Do you ever feel you’ve had enough of life? Do you ever wish time would stand still and for a moment, just for a moment the mind would go quiet? That the flow of thoughts would cease and that ache in your heart would disappear? That the emotions surging in your bosom would lay at rest? That the sun would keep shining in the sky and the birds stop in their tracks?
Well, I don’t know about you, but I sure do feel these things at times. And today is one of those days. Life feels too burdensome and the heart too heavy to continue carrying around. I wish the day would just end and tomorrow would be a new start. But alas! It isn’t so. Today simply continues into tomorrow. Like yesterday continued into today and the day before continued into yesterday. Tomorrow will be just another day.

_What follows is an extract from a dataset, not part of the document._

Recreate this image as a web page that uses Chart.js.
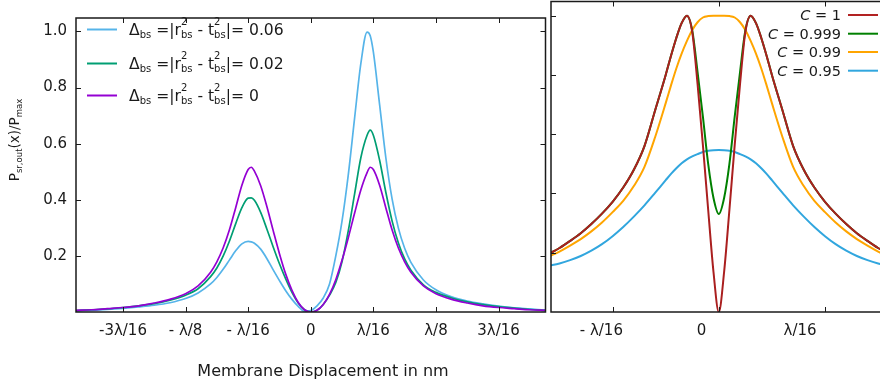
<!DOCTYPE html>
<html>
<head>
<meta charset="utf-8">
<script src="https://cdn.jsdelivr.net/npm/chart.js@4.4.1/dist/chart.umd.min.js"></script>
<style>
  html, body { margin: 0; padding: 0; background: #fff; overflow: hidden; }
  #wrap { position: relative; width: 880px; height: 388px; overflow: hidden; }
  #left { position: absolute; left: 0; top: 0; }
  #right { position: absolute; left: 545px; top: 0; }
</style>
</head>
<body>
<div id="wrap">
  <canvas id="left" width="550" height="388"></canvas>
  <canvas id="right" width="345" height="388"></canvas>
</div>
<script>
// left panel: membrane displacement in units of lambda/16
const displacement = [-3.75, -3.5, -3.25, -3, -2.75, -2.5, -2.25, -2, -1.8, -1.6, -1.5, -1.4, -1.3, -1.2, -1.1, -1, -0.95, -0.9, -0.8, -0.7, -0.6, -0.5, -0.4, -0.3, -0.2, -0.1, 0,
  0.1, 0.2, 0.3, 0.4, 0.5, 0.6, 0.7, 0.8, 0.9, 0.95, 1, 1.1, 1.2, 1.3, 1.4, 1.5, 1.6, 1.8, 2, 2.25, 2.5, 2.75, 3, 3.25, 3.5, 3.75];
const powerDelta006 = [0.004, 0.006, 0.009, 0.013, 0.018, 0.024, 0.033, 0.048, 0.068, 0.100, 0.123, 0.152, 0.185, 0.218, 0.243, 0.252, 0.250, 0.245, 0.224, 0.190, 0.150, 0.112, 0.076, 0.045, 0.020, 0.002, 0.005,
  0.022, 0.050, 0.100, 0.200, 0.325, 0.490, 0.690, 0.885, 0.998, 0.985, 0.927, 0.739, 0.549, 0.402, 0.299, 0.227, 0.177, 0.114, 0.079, 0.054, 0.039, 0.029, 0.021, 0.015, 0.011, 0.007];
const powerDelta002 = [0.005, 0.008, 0.011, 0.016, 0.022, 0.030, 0.042, 0.060, 0.083, 0.126, 0.157, 0.199, 0.252, 0.314, 0.372, 0.406, 0.407, 0.398, 0.355, 0.295, 0.232, 0.172, 0.118, 0.070, 0.032, 0.008, 0,
  0.006, 0.027, 0.060, 0.105, 0.180, 0.290, 0.420, 0.550, 0.630, 0.648, 0.630, 0.541, 0.426, 0.324, 0.246, 0.189, 0.149, 0.097, 0.070, 0.050, 0.036, 0.026, 0.019, 0.014, 0.009, 0.006];
const powerDelta0 = [0.006, 0.008, 0.012, 0.016, 0.022, 0.032, 0.045, 0.065, 0.093, 0.142, 0.179, 0.228, 0.292, 0.371, 0.452, 0.508, 0.516, 0.502, 0.450, 0.375, 0.290, 0.208, 0.135, 0.077, 0.034, 0.008, 0,
  0.006, 0.027, 0.063, 0.115, 0.185, 0.265, 0.352, 0.435, 0.497, 0.516, 0.508, 0.452, 0.371, 0.292, 0.228, 0.179, 0.142, 0.093, 0.065, 0.045, 0.032, 0.022, 0.016, 0.012, 0.008, 0.006];
const xTickValues = [-3, -2, -1, 0, 1, 2, 3];
const xTickLabels = ['-3λ/16', '- λ/8', '- λ/16', '0', 'λ/16', 'λ/8', '3λ/16'];
const yTickValues = [0.2, 0.4, 0.6, 0.8, 1.0];
const deltaLabels = ['0.06', '0.02', '0'];

// right panel: same axis, different C
const detuning = [-1.6, -1.5, -1.4, -1.3, -1.2, -1.1, -1, -0.9, -0.8, -0.7, -0.6, -0.5, -0.45, -0.4, -0.35, -0.3, -0.25, -0.2, -0.15, -0.1, -0.05, 0,
  0.05, 0.1, 0.15, 0.2, 0.25, 0.3, 0.35, 0.4, 0.45, 0.5, 0.6, 0.7, 0.8, 0.9, 1, 1.1, 1.2, 1.3, 1.4, 1.5, 1.6];
const powerC1 = [0.196, 0.216, 0.240, 0.266, 0.297, 0.332, 0.372, 0.420, 0.480, 0.560, 0.680, 0.800, 0.865, 0.925, 0.975, 1.0, 0.945, 0.770, 0.565, 0.345, 0.135, 0,
  0.135, 0.345, 0.565, 0.770, 0.945, 1.0, 0.975, 0.925, 0.865, 0.800, 0.680, 0.560, 0.480, 0.420, 0.372, 0.332, 0.297, 0.266, 0.240, 0.216, 0.196];
const powerC0999 = [0.196, 0.216, 0.240, 0.266, 0.297, 0.332, 0.372, 0.420, 0.480, 0.560, 0.680, 0.800, 0.865, 0.925, 0.975, 1.0, 0.950, 0.810, 0.660, 0.500, 0.385, 0.331,
  0.385, 0.500, 0.660, 0.810, 0.950, 1.0, 0.975, 0.925, 0.865, 0.800, 0.680, 0.560, 0.480, 0.420, 0.372, 0.332, 0.297, 0.266, 0.240, 0.216, 0.196];
const powerC099 = [0.187, 0.204, 0.224, 0.246, 0.272, 0.302, 0.337, 0.375, 0.425, 0.490, 0.590, 0.705, 0.765, 0.822, 0.872, 0.915, 0.952, 0.978, 0.994, 0.999, 1.0, 1.0,
  1.0, 0.999, 0.994, 0.978, 0.952, 0.915, 0.872, 0.822, 0.765, 0.705, 0.590, 0.490, 0.425, 0.375, 0.337, 0.302, 0.272, 0.246, 0.224, 0.204, 0.187];
const powerC095 = [0.156, 0.164, 0.175, 0.189, 0.207, 0.229, 0.256, 0.287, 0.322, 0.360, 0.402, 0.445, 0.466, 0.485, 0.502, 0.515, 0.525, 0.533, 0.540, 0.544, 0.546, 0.547,
  0.546, 0.544, 0.540, 0.533, 0.525, 0.515, 0.502, 0.485, 0.466, 0.445, 0.402, 0.360, 0.322, 0.287, 0.256, 0.229, 0.207, 0.189, 0.175, 0.164, 0.156];
const rightTickValues = [-1, 0, 1];
const rightTickLabels = ['- λ/16', '0', 'λ/16'];
const cLabels = ['1', '0.999', '0.99', '0.95'];

const FONT = '"DejaVu Sans"';
const INK = '#1a1a1a';
// gnuplot puts the right panel labels left of their ticks
const rightLabelShift = ['\u2003\u2002', '\u2003\u2003 ', '\u2003\u2003\u2003 '];

function pts(xs, ys) {
  return xs.map((x, i) => ({ x: x, y: ys[i] }));
}

function seg(ctx, x1, y1, x2, y2) {
  ctx.beginPath();
  ctx.moveTo(x1, y1);
  ctx.lineTo(x2, y2);
  ctx.stroke();
}

// text with sub / superscripts; parts are strings or {sup, sub}
function rich(ctx, x, y, parts, size, small, draw) {
  for (const p of parts) {
    if (typeof p === 'string') {
      ctx.font = size + 'px ' + FONT;
      if (draw) ctx.fillText(p, x, y);
      x += ctx.measureText(p).width;
    } else {
      ctx.font = small + 'px ' + FONT;
      let w = 0;
      if (p.sup) {
        if (draw) ctx.fillText(p.sup, x, y - size * 0.58);
        w = ctx.measureText(p.sup).width;
      }
      if (p.sub) {
        if (draw) ctx.fillText(p.sub, x, y + size * 0.22);
        w = Math.max(w, ctx.measureText(p.sub).width);
      }
      x += w;
    }
  }
  return x;
}

// box + inward ticks like gnuplot
const frameTicks = {
  id: 'frameTicks',
  afterDatasetsDraw(chart, args, opts) {
    const ctx = chart.ctx;
    const a = chart.chartArea;
    const x = chart.scales.x, y = chart.scales.y;
    ctx.save();
    ctx.strokeStyle = INK;
    ctx.lineWidth = 1;
    for (const v of opts.xTicks) {
      const px = Math.round(x.getPixelForValue(v)) + 0.5;
      seg(ctx, px, a.bottom, px, a.bottom - 5);
      seg(ctx, px, a.top, px, a.top + 5);
    }
    for (const v of opts.yTicks) {
      const py = Math.round(y.getPixelForValue(v)) + 0.5;
      seg(ctx, a.left, py, a.left + 5, py);
      seg(ctx, a.right, py, a.right - 5, py);
    }
    ctx.lineWidth = 1.5;
    ctx.strokeRect(a.left, a.top, a.right - a.left, a.bottom - a.top);
    ctx.restore();
  }
};

const leftText = {
  id: 'leftText',
  afterDraw(chart) {
    const ctx = chart.ctx;
    ctx.save();
    ctx.fillStyle = INK;
    ctx.textBaseline = 'alphabetic';
    // legend
    const rowsY = [29.5, 63.5, 95.5];
    const cols = ['#56b4e9', '#009e73', '#9400d3'];
    deltaLabels.forEach((lab, i) => {
      ctx.strokeStyle = cols[i];
      ctx.lineWidth = 2;
      seg(ctx, 87, rowsY[i], 117, rowsY[i]);
      rich(ctx, 129, rowsY[i] + 5, ['Δ', { sub: 'bs' }, ' =|r', { sup: '2', sub: 'bs' }, ' - t', { sup: '2', sub: 'bs' }, '|= ' + lab], 15.6, 10, true);
    });
    // x title
    ctx.font = '16px ' + FONT;
    ctx.textAlign = 'center';
    ctx.textBaseline = 'middle';
    ctx.fillText('Membrane Displacement in nm', 323, 372);
    // y title
    ctx.textAlign = 'left';
    ctx.textBaseline = 'alphabetic';
    const yParts = ['P', { sub: 'sr,out' }, '(x)/P', { sub: 'max' }];
    const w = rich(ctx, 0, 0, yParts, 13.5, 8.5, false);
    ctx.translate(19, 140);
    ctx.rotate(-Math.PI / 2);
    rich(ctx, -w / 2, 0, yParts, 13.5, 8.5, true);
    ctx.restore();
  }
};

const rightText = {
  id: 'rightText',
  afterDraw(chart) {
    const ctx = chart.ctx;
    const left = 545;
    ctx.save();
    ctx.fillStyle = INK;
    const rowsY = [15, 33.7, 52, 70.7];
    const cols = ['#b22222', '#008000', '#ffa500', '#31a6de'];
    cLabels.forEach((lab, i) => {
      ctx.font = 'italic 14.5px ' + FONT;
      const wc = ctx.measureText('C').width;
      ctx.font = '14.5px ' + FONT;
      const wr = ctx.measureText(' = ' + lab).width;
      const x0 = 841 - left - wc - wr;
      ctx.font = 'italic 14.5px ' + FONT;
      ctx.fillText('C', x0, rowsY[i] + 5);
      ctx.font = '14.5px ' + FONT;
      ctx.fillText(' = ' + lab, x0 + wc, rowsY[i] + 5);
      ctx.strokeStyle = cols[i];
      ctx.lineWidth = 2;
      seg(ctx, 848 - left, rowsY[i], 878 - left, rowsY[i]);
    });
    ctx.restore();
  }
};

function lineSet(data, color, width) {
  return { data: data, borderColor: color, borderWidth: width, pointRadius: 0, fill: false, cubicInterpolationMode: 'monotone' };
}

const tickFont = { family: 'DejaVu Sans', size: 15 };

new Chart(document.getElementById('left'), {
  type: 'line',
  data: {
    datasets: [
      lineSet(pts(displacement, powerDelta0), '#9400d3', 1.7),
      lineSet(pts(displacement, powerDelta002), '#009e73', 1.7),
      lineSet(pts(displacement, powerDelta006), '#56b4e9', 1.7)
    ]
  },
  options: {
    responsive: false,
    animation: false,
    devicePixelRatio: 1,
    events: [],
    layout: { padding: { top: 1.5, right: 4.5, left: 0, bottom: 0 } },
    plugins: {
      legend: { display: false },
      tooltip: { enabled: false },
      frameTicks: { xTicks: xTickValues, yTicks: yTickValues }
    },
    scales: {
      x: {
        type: 'linear', min: -3.75, max: 3.75,
        grid: { display: false, drawTicks: false },
        border: { display: false },
        afterBuildTicks: s => { s.ticks = xTickValues.map(v => ({ value: v })); },
        afterFit: s => { s.height = 76; },
        ticks: { autoSkip: false, maxRotation: 0, padding: 10, color: INK, font: tickFont,
          callback: v => xTickLabels[xTickValues.indexOf(v)] }
      },
      y: {
        type: 'linear', min: 0, max: 1.048,
        grid: { display: false, drawTicks: false },
        border: { display: false },
        afterBuildTicks: s => { s.ticks = yTickValues.map(v => ({ value: v })); },
        afterFit: s => { s.width = 76; },
        ticks: { autoSkip: false, padding: 9, color: INK, font: tickFont,
          callback: v => v.toFixed(1) }
      }
    }
  },
  plugins: [frameTicks, leftText]
});

new Chart(document.getElementById('right'), {
  type: 'line',
  data: {
    datasets: [
      lineSet(pts(detuning, powerC1), '#aa1f1f', 2),
      lineSet(pts(detuning, powerC0999), '#008000', 2),
      lineSet(pts(detuning, powerC099), '#ffa500', 2),
      lineSet(pts(detuning, powerC095), '#31a6de', 2)
    ]
  },
  options: {
    responsive: false,
    animation: false,
    devicePixelRatio: 1,
    events: [],
    layout: { padding: { top: 1.5, right: 3.4, left: 6, bottom: 0 } },
    plugins: {
      legend: { display: false },
      tooltip: { enabled: false },
      frameTicks: { xTicks: rightTickValues, yTicks: yTickValues }
    },
    scales: {
      x: {
        type: 'linear', min: -1.58, max: 1.58,
        grid: { display: false, drawTicks: false },
        border: { display: false },
        afterBuildTicks: s => { s.ticks = rightTickValues.map(v => ({ value: v })); },
        afterFit: s => { s.height = 76; },
        ticks: { autoSkip: false, maxRotation: 0, padding: 10, color: INK, font: tickFont,
          callback: v => {
            const i = rightTickValues.indexOf(v);
            return rightTickLabels[i] + rightLabelShift[i];
          } }
      },
      y: { type: 'linear', min: 0, max: 1.048, display: false }
    }
  },
  plugins: [frameTicks, rightText]
});
</script>
</body>
</html>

Where and how and why do things go wrong? Do we mess things up or is it someone else’s fault? I tracked the route and it all boiled down to my fault. Why am I the way I am? Why am I so fragile? Why am I so emotional? Why do I break down at the slightest fall? Why do I lean on others and expect them to be there for me? Why do I give anyone so much importance? When will I ever learn to walk on my own?
A leaf in the wind
Blown around
No destination
No path
Just drifting along.
Doing nothing
Is the basic aim
But I’m unable to live it
Where all do I go wrong
I can’t handle it.
From nature we learn
To just Be
To rejoice in Being
At ease
At peace.
Well, talking is easy
Doing is not,
Moving, forward or backward
Or stagnating
I know not.
Why oh why
Why me?! I cry
There is no answer
There might never be
I hope I last to see the finality.
Walking the razor’s edge
Whoever said it’d be easy!
Knowingly I tread it
I chose it
Do I now regret it?
The mind plays tricks
That is its passion
It runs amok
Out of control
Dragging me along, with its ruthless hold.
No victory
No failure
No loss or gain
Keep walking, He says
I’m right behind ye.
My Lord, my Love
I’m so helpless
So weak
No strength to fight the matrix
Or live by it.
You are my saviour,
My anchor,
My buoy,
My boat to carry me
Across this ocean of turmoil.
I know you’re here
Watching my every move,
Laughing at my follies
Grinning at my goofs;
Don’t just look…help me through!
It ain’t funny anymore
I’m hurting so bad;
Every minute every second
Is so difficult to tread
Can’t you see I need your helping hand?!
Help me my Lord
Hold me close
Embrace me tight
Never let go
I need you so, I do need you so.
- Rukma
1 comment:
Hey Rukma. You are not alone in this world. Some time we magnify our sadness but if we compare it to sadness of others we turn out to be much fortunate. Take a look around world. Some girl is crying for food. If God push you in such horrible pains, at that time you will feel that your present situation is happy!
So watch movies, read books, go out with friends dare to throw away mosquitoes of sadness and enjoy the life!